Il vit reclus, muré dans le silence de sa propre maison, prisonnier d’une situation qu’il n’a ni voulue, ni provoquée. Lui, un homme d’affaires reconnu dans son secteur, habitué à diriger ses équipes, à se rendre sur les chantiers, à rencontrer ses clients et fournisseurs. Aujourd’hui, il n’est plus que l’ombre de lui-même, un homme recherché par la police, accusé de n’avoir pas honoré une dette de 1.600.000 dirhams. Une somme qui, en réalité, ne lui est redevable qu’en partie. Et pourtant, il paie le prix fort. Chaque jour.
Tout commence avec le décès d’un père. En mettant de l’ordre dans les affaires du défunt, son fils, désormais héritier, découvre dans un vieux coffre cinq chèques barrés, signés et non encaissés, pour un montant total de 1,6 million de dirhams. Ne comprenant pas la situation, il prend contact avec l’émetteur des chèques, un ancien client de son père. Ce dernier lui explique alors, preuves bancaires à l’appui, que quatre des cinq chèques ont déjà été réglés par virement, directement sur le compte du père, qui ne les avait jamais restitués ni annulés. Seul un chèque de 260.000 dirhams reste effectivement à solder.
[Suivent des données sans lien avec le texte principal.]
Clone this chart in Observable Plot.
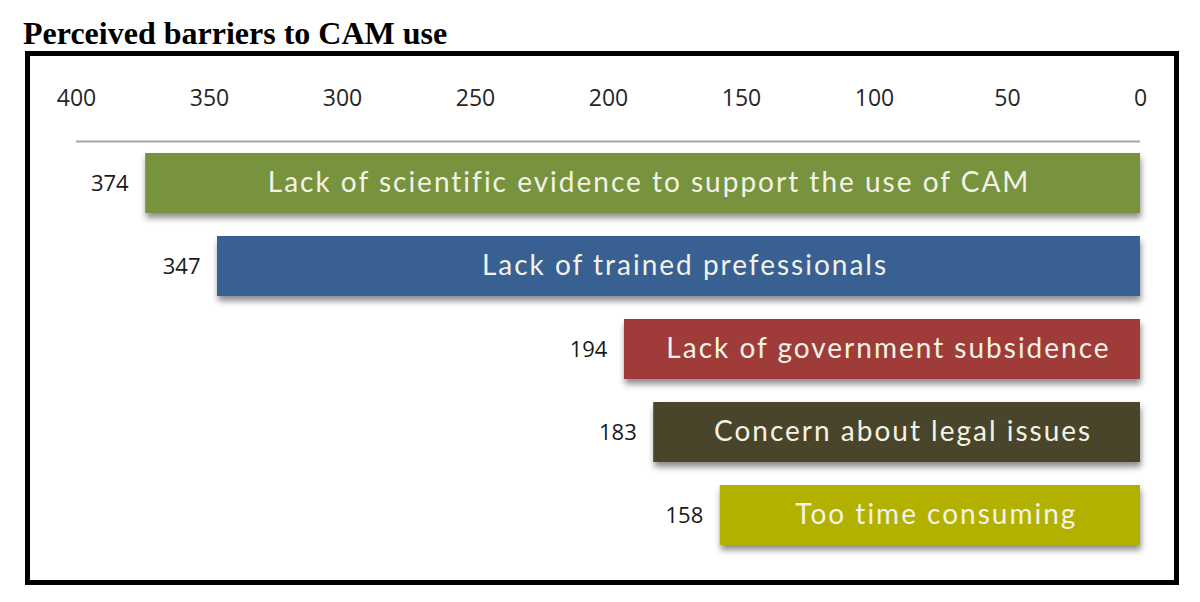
<!DOCTYPE html>
<html>
<head>
<meta charset="utf-8">
<script src="https://cdn.jsdelivr.net/npm/d3@7"></script>
<script src="https://cdn.jsdelivr.net/npm/@observablehq/plot@0.6"></script>
<style>
  html, body { margin: 0; padding: 0; background: #fff; }
  #title { position: absolute; left: 23px; top: 17px; font: bold 32px/32px "Liberation Serif", "Times New Roman", serif; color: #000; white-space: nowrap; }
  #box { position: absolute; left: 25px; top: 51px; width: 1144px; height: 524px; border: 5px solid #000; background: #fff; }
  #box svg { display: block; }
  g.barText text { letter-spacing: 2px; }
</style>
</head>
<body>
<div id="title">Perceived barriers to CAM use</div>
<div id="box"></div>
<script>
const labels = [
  "Lack of scientific evidence to support the use of CAM",
  "Lack of trained prefessionals",
  "Lack of government subsidence",
  "Concern about legal issues",
  "Too time consuming"
];
const values = [374, 347, 194, 183, 158];
const tickValues = [400, 350, 300, 250, 200, 150, 100, 50, 0];
const barColors = ["#77933c", "#376092", "#9f3b39", "#4a452a", "#b3b100"];

const data = labels.map((label, i) => ({label, value: values[i]}));

const chart = Plot.plot({
  width: 1144,
  height: 524,
  marginLeft: 46,
  marginRight: 34,
  marginTop: 96,
  marginBottom: 34,
  style: {fontFamily: "'Open Sans', sans-serif", background: "#fff"},
  x: {domain: [0, 400], reverse: true, axis: null, label: null},
  y: {domain: labels, axis: null, paddingInner: 0.28, paddingOuter: 0},
  color: {domain: labels, range: barColors},
  marks: [
    Plot.axisX({anchor: "top", ticks: tickValues, tickSize: 0, tickPadding: 47, fontSize: 23, fill: "#262626", label: null, tickFormat: d => String(d)}),
    Plot.ruleY([labels[0]], {x1: 400, x2: 0, dy: -42, stroke: "#a6a6a6", strokeWidth: 2}),
    Plot.barX(data, {x: "value", y: "label", fill: "label"}),
    Plot.text(data, {x: "value", y: "label", text: d => String(d.value), textAnchor: "end", dx: -17, fontSize: 22, fill: "#1a1a1a"}),
    Plot.text(data, {x: d => d.value / 2, y: "label", text: "label", dx: 6, fontSize: 28, fill: "#f3f2e6", fontFamily: "Lato, sans-serif", className: "barText"})
  ]
});

// drop shadow under bars
const svg = d3.select(chart);
const defs = svg.insert("defs", ":first-child");
const f = defs.append("filter").attr("id", "barShadow").attr("x", "-5%").attr("y", "-20%").attr("width", "110%").attr("height", "150%");
f.append("feDropShadow").attr("dx", 1).attr("dy", 5).attr("stdDeviation", 3).attr("flood-color", "#000").attr("flood-opacity", 0.45);
svg.select('g[aria-label="bar"]').attr("filter", "url(#barShadow)");
svg.selectAll('g[aria-label="text"]').filter(function() { return this.getAttribute("font-size") === "28"; }).attr("letter-spacing", "2px");

document.getElementById("box").appendChild(chart);
</script>
</body>
</html>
Mais pour l’héritier, ce n’est pas une affaire de logique ou de justice : c’est une affaire de papiers. Il se contente de déposer les cinq chèques à l’encaissement et les présente au protêt, sans chercher à comprendre, sans prendre en compte les virements antérieurs. La machine judiciaire se met en route, froide, aveugle et implacable. Le nom de l’émetteur entre dans les bases de données de la police. Il est désormais officiellement recherché pour émission de chèques sans provision.
Ce n’est pas seulement sa liberté qui lui a été volée, c’est sa dignité d’homme et de citoyen. Lui qui dirigeait une entreprise, veillait sur ses équipes et construisait avec rigueur sa réputation, se retrouve à gérer son quotidien en clandestin, à distance, dans l’ombre, à éviter les appels, à repousser les rendez-vous, à vivre dans une crainte sourde et constante.
Il souffre en silence, rongé par l’injustice et l’absurdité d’un système qui, plutôt que de rechercher la vérité, applique mécaniquement des procédures. Un système qui, faute de discernement, confond dette réelle et dette apparente, preuve concrète et titre sans fondement. Ses tentatives pour faire entendre raison se heurtent à l’indifférence, et l’homme, en proie à la solitude, voit chaque jour s’éroder sa confiance dans la justice.
Conformément à l’article 314 du Code de commerce marocain, un chèque est un instrument de paiement et non de crédit, exigible à vue. Il doit être provisionné au moment de son émission, et son encaissement ne peut être refusé que pour défaut de provision. Ainsi, le porteur d’un chèque est en droit d’en exiger le paiement, même s’il a été réglé par d’autres moyens, tant que l’émetteur n’a pas récupéré le titre ou obtenu son annulation en bonne et due forme.
Ce drame humain, silencieux mais réel, n’est pas un cas isolé. Il interpelle. Et il appelle à une réforme urgente des mécanismes de traitement des litiges liés aux chèques, afin d’éviter que des innocents ne deviennent des fugitifs, que la présomption de bonne foi ne disparaisse sous le poids du papier.
Car derrière chaque nom inscrit sur une fiche de recherche, il y a une vie brisée, des responsabilités assumées malgré la peur, et une seule question qui revient en boucle : « Comment en suis-je arrivé là, alors que j’ai payé ? »
À vous qui lisez ces lignes, posez-vous cette question : combien de vos proches, ou peut-être vous-même, ont vécu ce genre d’injustice silencieuse ? Combien ont vu leur quotidien basculer à cause d’un chèque égaré, mal interprété, ou d’une procédure aveugle ? Le chèque sans provision n’est pas qu’un délit financier, il est trop souvent un piège administratif qui fauche des vies, des réputations, des équilibres familiaux.
Ce témoignage n’est pas un cri isolé : c’est celui de nombreux citoyens piégés par un système qui confond rigueur et rigidité. Il est temps de regarder en face cette réalité que beaucoup préfèrent taire, et d’ouvrir le débat sur une réforme nécessaire. Parce qu’au bout du compte, ce n’est pas seulement une signature sur un papier qui doit condamner un homme — mais la vérité qui doit le libérer.